Malgré la réforme, les anciens démons peuvent ressurgir
En 2016, le nombre de partis politiques au Bénin approchait les 300 avec une cinquantaine de mouvements politiques divers. Si le Chef de l’État souhaitait voir naître en plus de ses « partis politiques (l’Union Progressiste et le Bloc Républicain) une troisième ou une quatrième force politique », au sein de l’opposition, ce souhait ne s’est pas réalisé malgré sa détermination. Entre la ténacité de certains chefs de partis de toujours peser dans le landerneau politique et la hargne de subsister de certains opposants, le compte n’y est pas pour le Chef de l’État. Des partis essayent de se frayer un chemin au cœur de la mouvance, d’avoir une place de choix. Si Moele-Bénin était un temps considéré comme la troisième voie qui pourrait promouvoir les jeunes, son absence aux joutes électorales fait douter de son avenir. Du côté de l’UDBN et du PRD, le défaut d’élus et leur ostracisation apparente au sein de la mouvance est frappante, obligés de jouer les seconds rôles. Ces trois partis qui se réclamant de la mouvance présidentielle se voient aujourd’hui susciter et soutenir la candidature de Patrice Talon à un second mandat. Alors qu’au-delà d’animer la vie politique d’un pays, le parti politique doit se battre pour la conquête du pouvoir.
Le nombre de partis se réclamant de l’opposition avoisine la dizaine. Dans cette atmosphère préélectorale, d’autres mouvements de jeunes voient encore le jour pour susciter et soutenir la candidature d’un tel. A cette allure, il est clair que la volonté de limiter le nombre de partis politiques au Bénin, va rester un vœu pieux. Dans les dix prochaines années, à ce rythme on pourrait retrouver la centaine de partis et mouvements politiques. Car, si au fond le discours politique des caciques n’a pas changé, leur attitude aura du mal à s’adapter à cette nouvelle mouture.

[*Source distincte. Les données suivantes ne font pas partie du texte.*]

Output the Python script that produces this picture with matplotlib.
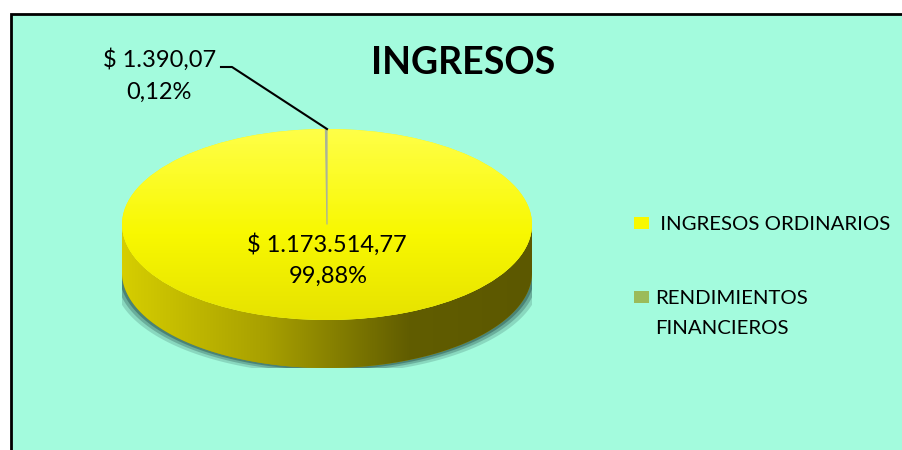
import matplotlib.pyplot as plt
import numpy as np
from matplotlib.patches import Rectangle, Polygon
from matplotlib.colors import LinearSegmentedColormap

plt.rcParams['font.family'] = ['Lato', 'DejaVu Sans']

categories = [' INGRESOS ORDINARIOS', 'RENDIMIENTOS\nFINANCIEROS']
values = [1173514.77, 1390.07]
colors = ['#f8f800', '#9bbb59']
title = 'INGRESOS'


def fmt_money(v):
    s = f"{v:,.2f}".replace(',', '#').replace('.', ',').replace('#', '.')
    return '$ ' + s


def fmt_pct(v, total):
    return f"{v / total * 100:.2f}".replace('.', ',') + '%'


total = sum(values)

fig = plt.figure(figsize=(9.02, 4.5), dpi=100)
fig.patch.set_facecolor('white')
W, H = 902, 450

# background axes in pixel coordinates
bg = fig.add_axes([0, 0, 1, 1])
bg.set_xlim(0, W)
bg.set_ylim(H, 0)
bg.axis('off')
bg.add_patch(Rectangle((11, 14), 900, 445, facecolor='#a3fbdd',
                       edgecolor='black', linewidth=2, zorder=0))

# pie axes: top face spans x 122..532, y 129..320, side goes down to 368
depth = 48 / 95.5
ax = fig.add_axes([122 / W, (H - 368) / H, 410 / W, 239 / H])
wedges, _ = ax.pie(values, colors=colors, startangle=90, counterclock=False,
                   radius=1, center=(0, 0), wedgeprops=dict(linewidth=0))
ax.set_aspect('auto')
ax.axis('off')
for w in wedges:
    w.set_zorder(3)
wedges[1].set_edgecolor('#aab39a')
wedges[1].set_linewidth(0.9)
wedges[1].set_zorder(5)

t = np.linspace(np.pi, 2 * np.pi, 200)
top_edge = np.column_stack([np.cos(t), np.sin(t)])
bot_edge = np.column_stack([np.cos(t[::-1]), np.sin(t[::-1]) - depth])
side_pts = np.vstack([top_edge, bot_edge])

# soft shadow round the side
for k, a in [(0.04, 0.2), (0.025, 0.3), (0.012, 0.45)]:
    sh = Polygon(np.column_stack([side_pts[:, 0] * (1 + k), side_pts[:, 1] - k * 1.6]),
                 closed=True, facecolor='#25504a', edgecolor='none', alpha=a, zorder=1)
    ax.add_patch(sh)

side = Polygon(side_pts, closed=True, facecolor='#a09a00', edgecolor='none', zorder=2)
ax.add_patch(side)
side_cmap = LinearSegmentedColormap.from_list(
    'side', [(0, '#d6ce00'), (0.35, '#a8a000'), (0.7, '#615d00'), (1, '#5c5800')])
grad = np.linspace(0, 1, 256).reshape(1, -1)
im = ax.imshow(grad, cmap=side_cmap, extent=(-1, 1, -1 - depth, 0), aspect='auto', zorder=2.5)
im.set_clip_path(side)

top_cmap = LinearSegmentedColormap.from_list(
    'top', [(0, '#e6e200'), (0.45, '#f8f800'), (1, '#ffff48')])
vgrad = np.linspace(0, 1, 256).reshape(-1, 1)
im2 = ax.imshow(vgrad, cmap=top_cmap, extent=(-1, 1, -1, 1), origin='lower',
                aspect='auto', zorder=4)
im2.set_clip_path(wedges[0])
ax.set_xlim(-1, 1)
ax.set_ylim(-1 - depth, 1)

# overlay axes for texts, above the pie
fg = fig.add_axes([0, 0, 1, 1])
fg.set_xlim(0, W)
fg.set_ylim(H, 0)
fg.axis('off')
fg.patch.set_alpha(0)

fg.text(463, 74, title, fontsize=27, fontweight='bold', ha='center', va='baseline')

big = [fmt_money(values[0]), fmt_pct(values[0], total)]
fg.text(327, 252, big[0], fontsize=17, ha='center', va='baseline')
fg.text(328, 283, big[1], fontsize=17, ha='center', va='baseline')
small = [fmt_money(values[1]), fmt_pct(values[1], total)]
fg.text(160, 67, small[0], fontsize=17, ha='center', va='baseline')
fg.text(159, 99, small[1], fontsize=17, ha='center', va='baseline')
fg.plot([221, 232, 327], [67, 67, 129], color='black', linewidth=1.5)

# legend
legend_y = [229, 303]
for name, c, yb in zip(categories, colors, legend_y):
    fg.add_patch(Rectangle((634, yb - 12), 15, 12, facecolor=c, edgecolor='none'))
    for i, line in enumerate(name.split('\n')):
        fg.text(655, yb + 1 + i * 30, line, fontsize=14.7, ha='left', va='baseline')

fig.savefig('out.png', dpi=100)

Un échec en appelle un autre
En n’arrivant pas à limiter les forces politiques comme il le souhaitait, le Chef de l’État a par ailleurs péché en prônant la réforme comme la panacée. Erreur ! Il nous a toujours été chanté, et cela est d’ailleurs vrai, qu’aucun politique n’a su se faire élire à la magistrature suprême. Et la réforme était aussi l’un des moyens pour susciter la candidature exclusive des politiques. Or, le Chef de l’État lui-même est aujourd’hui incapable de dire au peuple béninois son parti d’appartenance. En outre, en jouant sur les deux tableaux (UP et BR), il donne raison à ceux qui pensent que les deux partis sont siamois et n’ont de différences que leurs membres, leur ancrage politique, et ce afin de satisfaire les égos de ceux qui l’ont autrefois soutenu. Une méthode qui pourrait créer des conflits au sein des progressistes et des républicains après la gouvernance rupturienne. De ces deux partis, d’autres rassemblements politiques peuvent voir le jour. Ces créations de mouvements n’ont d’ailleurs jamais cessé malgré la réforme du système partisan.